I found the Hyatt on RCI / Hilton points.  I never noticed or heard anything about the Hyatt being available as an exchange through RCI.

Hyatt Regency Maui Resort & Spa  (#C277)    Be the first to write a review  
200 Nohea Kai Drive 
Lahaina,HI  96761 
USA 
808/661-1234 
www.maui.hyatt.com 


MAP RESORT 

Units that meet your criteria Total Units Available:1 
Select Unit Type Privacy/Max
Occupancy  Kitchen  Check-in Date   Check-out Date    Points  
  Hotel 2/2   None    Sat 24-Jul-2010  Sat 31-Jul-2010   2,400


----------



## sjuhawk_jd (Feb 5, 2010)

Variety of about 20 different Hyatt hotels and resorts have been sighted and booked via RCI weeks and points for some time now.


----------



## MOXJO7282 (Feb 5, 2010)

That's interesting. what would be the monetary value to 2400 points? Renting would cost you about $250/night through AAA, which would include breakfast buffet for two in a terrace view room. I know because I often price out this hotel, and am in fact staying there a few days this month.

I've also noticed a few Residence Inn intervals in II book.

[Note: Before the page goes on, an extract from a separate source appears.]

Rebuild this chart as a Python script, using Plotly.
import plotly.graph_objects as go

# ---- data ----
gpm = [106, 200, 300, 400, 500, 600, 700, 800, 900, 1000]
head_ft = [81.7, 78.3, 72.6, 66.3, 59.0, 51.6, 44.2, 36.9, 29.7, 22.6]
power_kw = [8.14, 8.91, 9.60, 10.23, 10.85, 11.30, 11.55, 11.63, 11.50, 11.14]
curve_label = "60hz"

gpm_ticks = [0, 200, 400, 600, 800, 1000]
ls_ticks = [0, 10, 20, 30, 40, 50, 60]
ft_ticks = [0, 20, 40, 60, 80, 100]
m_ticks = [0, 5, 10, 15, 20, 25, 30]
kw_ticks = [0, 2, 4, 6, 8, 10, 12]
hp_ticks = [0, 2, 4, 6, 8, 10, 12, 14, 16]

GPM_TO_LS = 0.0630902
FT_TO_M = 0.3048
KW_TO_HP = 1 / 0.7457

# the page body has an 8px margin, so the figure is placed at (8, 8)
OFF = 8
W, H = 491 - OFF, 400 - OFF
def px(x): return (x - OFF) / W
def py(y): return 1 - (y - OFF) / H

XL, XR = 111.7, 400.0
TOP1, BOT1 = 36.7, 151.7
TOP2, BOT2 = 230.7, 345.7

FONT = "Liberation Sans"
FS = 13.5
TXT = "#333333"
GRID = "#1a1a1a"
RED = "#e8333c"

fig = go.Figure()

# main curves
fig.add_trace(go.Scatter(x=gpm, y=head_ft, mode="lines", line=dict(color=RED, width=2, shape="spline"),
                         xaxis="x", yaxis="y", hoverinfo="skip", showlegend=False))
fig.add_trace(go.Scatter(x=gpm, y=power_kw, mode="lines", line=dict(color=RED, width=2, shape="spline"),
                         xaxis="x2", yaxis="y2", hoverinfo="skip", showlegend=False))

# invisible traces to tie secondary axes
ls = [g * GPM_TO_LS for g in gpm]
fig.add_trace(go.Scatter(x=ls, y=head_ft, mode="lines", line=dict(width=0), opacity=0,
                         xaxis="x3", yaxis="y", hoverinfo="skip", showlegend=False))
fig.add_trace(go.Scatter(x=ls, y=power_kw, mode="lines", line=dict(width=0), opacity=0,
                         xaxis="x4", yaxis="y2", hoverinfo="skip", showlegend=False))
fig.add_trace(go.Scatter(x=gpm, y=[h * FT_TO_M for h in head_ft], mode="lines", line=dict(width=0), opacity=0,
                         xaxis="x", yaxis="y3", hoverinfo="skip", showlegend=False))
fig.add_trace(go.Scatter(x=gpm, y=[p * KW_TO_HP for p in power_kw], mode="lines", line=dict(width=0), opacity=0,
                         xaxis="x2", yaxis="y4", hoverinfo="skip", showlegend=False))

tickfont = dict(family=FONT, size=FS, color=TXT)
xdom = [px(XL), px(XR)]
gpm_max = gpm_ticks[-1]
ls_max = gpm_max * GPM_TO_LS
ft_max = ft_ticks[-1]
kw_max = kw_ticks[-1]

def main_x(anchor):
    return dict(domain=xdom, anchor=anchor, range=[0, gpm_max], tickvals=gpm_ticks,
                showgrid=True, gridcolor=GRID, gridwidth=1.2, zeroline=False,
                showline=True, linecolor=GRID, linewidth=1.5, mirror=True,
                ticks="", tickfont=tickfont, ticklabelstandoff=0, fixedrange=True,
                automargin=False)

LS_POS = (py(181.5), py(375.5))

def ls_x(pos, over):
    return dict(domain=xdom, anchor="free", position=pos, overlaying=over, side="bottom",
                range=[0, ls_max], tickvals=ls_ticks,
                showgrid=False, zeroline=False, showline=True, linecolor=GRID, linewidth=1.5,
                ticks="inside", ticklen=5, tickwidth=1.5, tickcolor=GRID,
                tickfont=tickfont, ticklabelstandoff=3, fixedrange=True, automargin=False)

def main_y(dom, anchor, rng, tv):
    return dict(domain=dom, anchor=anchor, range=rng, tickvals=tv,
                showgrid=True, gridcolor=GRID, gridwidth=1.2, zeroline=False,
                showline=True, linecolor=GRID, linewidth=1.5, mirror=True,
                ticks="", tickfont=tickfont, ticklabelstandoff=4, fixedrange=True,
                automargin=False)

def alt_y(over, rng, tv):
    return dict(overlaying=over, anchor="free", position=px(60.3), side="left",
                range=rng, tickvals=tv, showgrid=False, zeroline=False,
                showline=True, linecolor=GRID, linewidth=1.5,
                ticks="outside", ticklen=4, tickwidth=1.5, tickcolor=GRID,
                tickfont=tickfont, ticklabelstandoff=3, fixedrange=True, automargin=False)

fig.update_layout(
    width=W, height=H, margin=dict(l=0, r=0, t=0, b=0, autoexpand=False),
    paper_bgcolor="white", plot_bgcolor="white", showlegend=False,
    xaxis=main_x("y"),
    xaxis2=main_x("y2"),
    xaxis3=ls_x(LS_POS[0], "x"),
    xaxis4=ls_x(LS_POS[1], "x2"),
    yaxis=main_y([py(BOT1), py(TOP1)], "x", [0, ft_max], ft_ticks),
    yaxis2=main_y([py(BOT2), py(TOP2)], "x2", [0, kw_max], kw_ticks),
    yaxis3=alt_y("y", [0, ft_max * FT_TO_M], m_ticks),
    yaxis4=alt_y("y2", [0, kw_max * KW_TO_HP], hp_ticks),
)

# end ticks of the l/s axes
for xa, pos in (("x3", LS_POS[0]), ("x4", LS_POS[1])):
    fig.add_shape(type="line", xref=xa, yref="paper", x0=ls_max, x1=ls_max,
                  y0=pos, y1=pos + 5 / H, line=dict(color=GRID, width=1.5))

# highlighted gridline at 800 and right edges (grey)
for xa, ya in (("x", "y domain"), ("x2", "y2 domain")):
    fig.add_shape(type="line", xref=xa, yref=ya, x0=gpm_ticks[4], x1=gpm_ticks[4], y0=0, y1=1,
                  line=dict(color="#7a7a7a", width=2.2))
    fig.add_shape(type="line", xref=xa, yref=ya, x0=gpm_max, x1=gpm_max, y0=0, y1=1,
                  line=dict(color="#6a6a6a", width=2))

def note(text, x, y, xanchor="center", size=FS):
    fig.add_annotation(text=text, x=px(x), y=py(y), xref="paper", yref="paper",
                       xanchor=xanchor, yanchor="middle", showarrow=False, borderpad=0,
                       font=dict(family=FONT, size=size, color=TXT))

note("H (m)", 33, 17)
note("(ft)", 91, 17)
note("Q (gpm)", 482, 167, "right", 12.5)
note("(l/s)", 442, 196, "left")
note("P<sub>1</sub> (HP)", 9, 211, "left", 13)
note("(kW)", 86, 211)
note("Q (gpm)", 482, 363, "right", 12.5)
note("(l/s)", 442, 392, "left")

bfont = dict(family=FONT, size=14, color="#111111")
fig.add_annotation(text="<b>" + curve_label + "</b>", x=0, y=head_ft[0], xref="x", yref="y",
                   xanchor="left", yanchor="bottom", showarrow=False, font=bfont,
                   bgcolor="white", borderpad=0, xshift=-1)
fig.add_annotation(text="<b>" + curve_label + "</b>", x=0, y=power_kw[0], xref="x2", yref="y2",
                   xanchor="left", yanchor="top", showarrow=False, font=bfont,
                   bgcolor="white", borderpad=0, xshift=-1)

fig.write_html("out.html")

That's an interesting trend.


----------



## Amy (Feb 5, 2010)

NJDave said:


> I found the Hyatt on RCI / Hilton points.  I never noticed or heard anything about the Hyatt being available as an exchange through RCI.
> 
> Hyatt Regency Maui Resort & Spa  (#C277)    Be the first to write a review
> 200 Nohea Kai Drive
> ...



RCI seems to have a relationship with Hyatt *hotels*, not the timeshares (as I believe that still trades exclusively with II).  I've seen Hyatt hotels popping in in a lot of cities when I do RCI searches.  The ones I've seen have all been single hotel room units.


----------



## NJDave (Feb 5, 2010)

MOXJO7282 said:


> That's interesting. what would be the monetary value to 2400 points? Renting would cost you about $250/night through AAA, which would include breakfast buffet for two in a terrace view room. I know because I often price out this hotel, and am in fact staying there a few days this month.
> 
> I've also noticed a few Residence Inn intervals in II book. That's an interesting trend.

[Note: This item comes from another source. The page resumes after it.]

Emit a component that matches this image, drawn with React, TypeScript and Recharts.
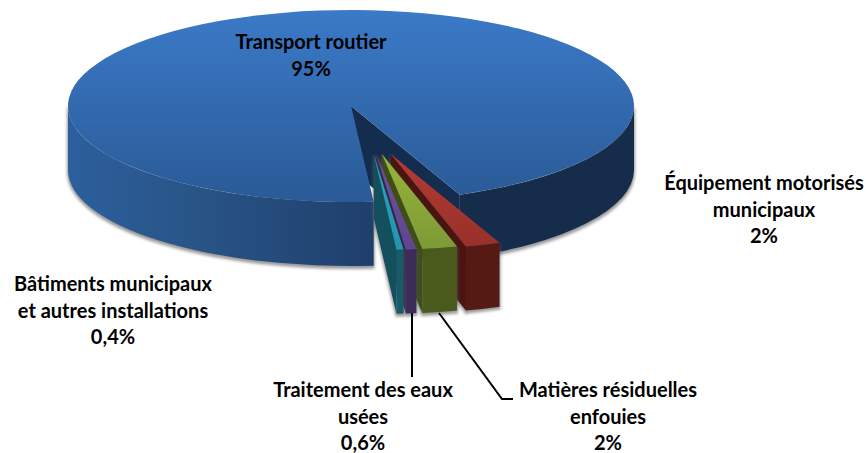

Annual fees are around $850 for 2 bedroom

Points vary (examples)

5,000 Hilton points - Gold 2 bedroom
7,000 Hilton points - Platinum 2 bedroom


----------



## NJDave (Feb 5, 2010)

Amy said:


> RCI seems to have a relationship with Hyatt *hotels*, not the timeshares (as I believe that still trades exclusively with II).  I've seen Hyatt hotels popping in in a lot of cities when I do RCI searches.  The ones I've seen have all been single hotel room units.





What other cities have you noticed?  Are they any in the Caribbean or Europe?


----------



## Amy (Feb 5, 2010)

I just did a search of all Hyatts I can see, and they include the following locations:  

New York (5 nights at Grand Hyatt); San Francisco; Taipei; Seattle; Birmingham; Indian Wells (CA); Charlotte (NC); Plano (TX); Nashville (TN); Atlanta; San Antonio; Tampa; Albuquerque; Boston; Hong Kong; Houston; Huntington Beach (CA); Lost Pines (TX); Maui; Monterey (CA); and Newport Beach.

I didn't see the Grand Hyatt in San Diego this time, but I recall seeing that a few weeks ago.  

Now the week I'm using expires in July 2011, and there are a handful of these Hyatt weeks available all the way through July 2011.  All hotel units with 2 people occupancy.  It is really too bad that we don't do hotel units anymore for vacations; otherwise some of these are SUPER deals for some of these Hyatts, considering my m/fs + taxes cost less than $550 and I know many of these Hyatts can command $200-$300 a night + tax. 

We spent a few days of our honeymoon at the Hyatt Maui and we just loved that resort; no where else on Maui at that time was as lush or tropical feeling.  I don't know if that remains the same.


----------



## NJDave (Feb 6, 2010)

Thanks Amy.

For 2,400 points, it would be worth it to reserve the week even if we only needed it for a few nights.


----------